The Working Group considers that there should be an enforceable right under legislation for mentally ill persons to live in the community and be provided with health services that are free from coercion and restriction. In this regard, the Working Group urges the United States to ratify the Convention on the Rights of Persons with Disabilities.
Deprivation of Liberty and Guantanamo Bay
The deprivation of liberty in Guantanamo Bay has been extensively covered by the United Nations Human Rights mechanisms. The Working Group, together with Special Procedures mandate holders, had issued a joint study on global practices in relation to secret detention in the context of countering terrorism. The Working Group reiterates the recommendations made in that context.
The Working Group met with representatives of the Office of the Special Envoy for Guantanamo Closure. During the meeting, the delegation learned that 61 detainees currently remain at Guantanamo Bay. Among these individuals, 21 have been approved for transfer, 10 have their cases pending before military commissions, and 30 are designated for continued detention.
The Working Group received relevant testimony related to the difficulties that the legal representatives of detainees face while representing their clients detained in Guantanamo Bay, including access to the facility and meeting privately with the detainee, and access to all relevant evidence. Such obstacles amount to a restriction of full legal representation and the right to be represented by counsel.
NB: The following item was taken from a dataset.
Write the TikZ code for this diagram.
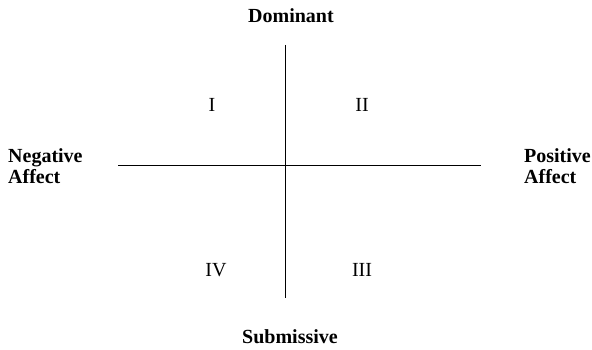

The Working Group is concerned that the detainees have not been tried by an independent and impartial court of law after many years of arbitrary deprivation of liberty.
The Working Group was informed that, in order to close the Guantanamo Bay detention facility, the U.S. Government pursues three lines of effort simultaneously: (1) identifying transfer opportunities for detainees designated for transfer; (2) continuing to review – by the Periodic Review Board - detainees who are not currently eligible for transfer and who are not currently facing military commission charges; and (3) continuing with ongoing military commissions prosecutions and, for those detainees who remain designated for continued detention, identifying individualized disposition where available, including transfer to third countries, foreign prosecution or, should Congress lift the ban on transfers to the United States, transfer to the United States for prosecution in Article III courts and to serve sentences.
The Working Group encourages the Congress to lift prohibitions in current law and enable the transfer of Guantanamo Bay detainees to the continental United States for prosecution and trial before a court of law
The Working Group notes that several individuals who were the subject of its Opinions have been transferred. The Working Group urges the U.S. Government to give full effect to its Opinions issued in relation to detainees in Guantanamo Bay, and in that regard close the detention facility immediately.
These are our preliminary findings. The Working Group will continue to engage in constructive dialogue with the U.S. Government over the following months while it determines its final conclusions in relation to this visit. We acknowledge with gratitude the willingness of the U.S. Government to submit itself to scrutiny by inviting the Working Group to conduct this visit, and recognize that it is the starting point for introducing reforms to address situations which may amount to an arbitrary deprivation of liberty.